I recorded a Christmas choir concert that consisted of 3 different choirs. The same piano and mic setup was used for each choir. In other words, there was no time between choirs to change the setup. I have a total of 14 tracks for a little over an hour of record time.

Here's my question:

How would you go about mixing this?

Would you cut the project up into smaller projects of each choir? Would you cut it up by songs? Would you leave everything on one big project and automate the settings?

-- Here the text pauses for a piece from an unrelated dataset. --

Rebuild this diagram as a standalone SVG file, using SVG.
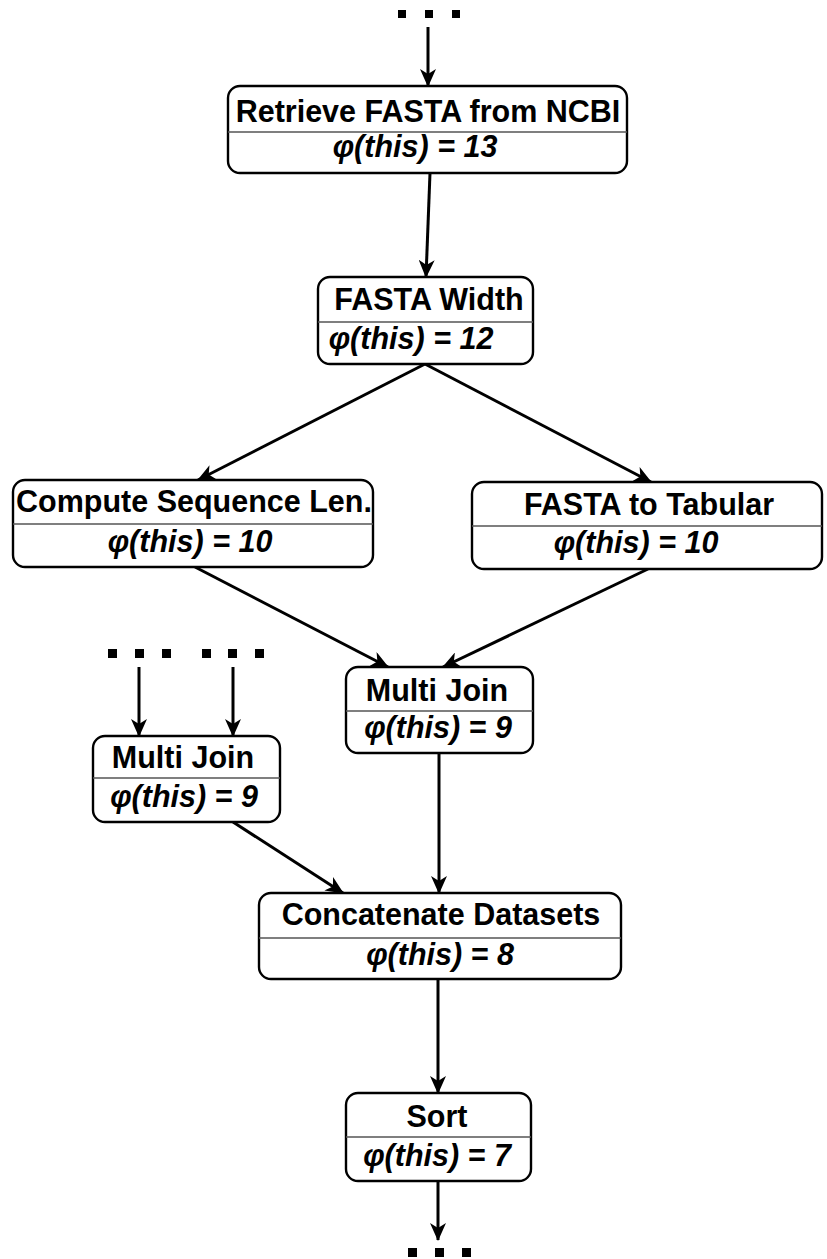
<svg xmlns="http://www.w3.org/2000/svg" width="827" height="1259" viewBox="0 0 827 1259">
<style>
.box{fill:#fff;stroke:#000;stroke-width:2.4}
.div{stroke:#555;stroke-width:1.6}
.t{font-family:"Liberation Sans",Arial,sans-serif;font-size:30.5px;font-weight:bold;fill:#000;text-anchor:middle}
.p{font-family:"Liberation Sans",Arial,sans-serif;font-size:30.5px;font-weight:bold;font-style:italic;fill:#000;text-anchor:middle}
.e{stroke:#000;stroke-width:3;fill:none;marker-end:url(#arr)}
.dot{fill:#000}
</style>
<defs>
<marker id="arr" viewBox="0 0 18 16" refX="17" refY="8" markerWidth="18" markerHeight="16" markerUnits="userSpaceOnUse" orient="auto">
<path d="M0,0 L18,8 L0,16 L5,8 Z" fill="#000"/>
</marker>
</defs>
<g id="dots">
<rect class="dot" x="398" y="10" width="8" height="8"/>
<rect class="dot" x="425" y="10" width="8" height="8"/>
<rect class="dot" x="452" y="10" width="8" height="8"/>
<rect class="dot" x="108" y="649" width="9" height="9"/>
<rect class="dot" x="135" y="649" width="9" height="9"/>
<rect class="dot" x="162" y="649" width="9" height="9"/>
<rect class="dot" x="202" y="649" width="9" height="9"/>
<rect class="dot" x="228" y="649" width="9" height="9"/>
<rect class="dot" x="255" y="649" width="9" height="9"/>
<rect class="dot" x="408" y="1248" width="9" height="9"/>
<rect class="dot" x="435" y="1248" width="9" height="9"/>
<rect class="dot" x="462" y="1248" width="9" height="9"/>
</g>
<g id="connectors">
<line class="e" x1="428" y1="27" x2="428" y2="86"/>
<line class="e" x1="430" y1="173" x2="426" y2="277"/>
<line class="e" x1="425" y1="364" x2="198" y2="480"/>
<line class="e" x1="425" y1="364" x2="651" y2="482"/>
<line class="e" x1="195" y1="567" x2="388" y2="667"/>
<line class="e" x1="648" y1="569" x2="443" y2="667"/>
<line class="e" x1="139" y1="667" x2="139" y2="736"/>
<line class="e" x1="233" y1="667" x2="233" y2="736"/>
<line class="e" x1="233" y1="822" x2="343" y2="893"/>
<line class="e" x1="439" y1="753" x2="439" y2="893"/>
<line class="e" x1="438" y1="979" x2="438" y2="1093"/>
<line class="e" x1="438" y1="1181" x2="438" y2="1240"/>
</g>
<g id="n1">
<rect class="box" x="228" y="86" width="399" height="87" rx="12"/>
<line class="div" x1="228" y1="132" x2="627" y2="132"/>
<text class="t" x="428" y="122">Retrieve FASTA from NCBI</text>
<text class="p" x="415" y="157">φ(this) = 13</text>
</g>
<g id="n2">
<rect class="box" x="318" y="277" width="215" height="87" rx="12"/>
<line class="div" x1="318" y1="322" x2="533" y2="322"/>
<text class="t" x="429" y="310">FASTA Width</text>
<text class="p" x="411" y="349">φ(this) = 12</text>
</g>
<g id="n3">
<rect class="box" x="13" y="480" width="360" height="87" rx="12"/>
<line class="div" x1="13" y1="524" x2="373" y2="524"/>
<text class="t" x="194" y="512">Compute Sequence Len.</text>
<text class="p" x="190" y="552">φ(this) = 10</text>
</g>
<g id="n4">
<rect class="box" x="472" y="482" width="350" height="87" rx="12"/>
<line class="div" x1="472" y1="526" x2="822" y2="526"/>
<text class="t" x="649" y="515">FASTA to Tabular</text>
<text class="p" x="636" y="553">φ(this) = 10</text>
</g>
<g id="n5">
<rect class="box" x="346" y="667" width="187" height="86" rx="12"/>
<line class="div" x1="346" y1="711" x2="533" y2="711"/>
<text class="t" x="437" y="701">Multi Join</text>
<text class="p" x="438" y="738">φ(this) = 9</text>
</g>
<g id="n6">
<rect class="box" x="93" y="736" width="187" height="86" rx="12"/>
<line class="div" x1="93" y1="778" x2="280" y2="778"/>
<text class="t" x="183" y="768">Multi Join</text>
<text class="p" x="184" y="807">φ(this) = 9</text>
</g>
<g id="n7">
<rect class="box" x="259" y="893" width="362" height="86" rx="12"/>
<line class="div" x1="259" y1="938" x2="621" y2="938"/>
<text class="t" x="441" y="925">Concatenate Datasets</text>
<text class="p" x="440" y="965">φ(this) = 8</text>
</g>
<g id="n8">
<rect class="box" x="346" y="1093" width="185" height="88" rx="12"/>
<line class="div" x1="346" y1="1137" x2="531" y2="1137"/>
<text class="t" x="437" y="1127">Sort</text>
<text class="p" x="437" y="1166">φ(this) = 7</text>
</g>
</svg>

I know that there is no right or wrong way and that everybody will probably have a different workflow, but how would you do it?

Thanks for the help :D
 
If I find my self changing settings around between sets I would just cut it up. more convenient I think.
 
What does it sound like? How much difference is there between choirs? Does the first choir sound good, the second lousy, the third in-between, etc? If so, why is that? Is it the sound?

What's the purpose of the recording, and who's going to listen to it? Is the whole concert going to be presented as one recording, or is each choir going to present their performance separately? Or is each song going to be presented separately?
 
There's quite a big difference in the sound of the choirs. One is 1st-4th grader, 5th-8th graders, & high school. Some songs have a violin accomp, some have soloists, one has percussion (djembe, triangle, shaker).

The piano will remain consistent through the entire project.

The cd's will be made available to the parents/audience. The whole concert will be presented as one recording.

thanks,
 
If it were a real concert I would cut it up to individual songs and leave them in the order they were performed otherwise you'd probably piss somebody off :)
 
I'm definitely going to leave the songs in order. I was asking more about the workflow in the DAW.
 
I'm definitely going to leave the songs in order. I was asking more about the workflow in the DAW.
The actual setup to capture them all is a lot more important. Don´t know how large are the choirs, but the basic should be two or more mics in front of the choir,then the piano, then other stuff. It should sound as good as possible from the stereo pair, and then just adjust mics for what is missing.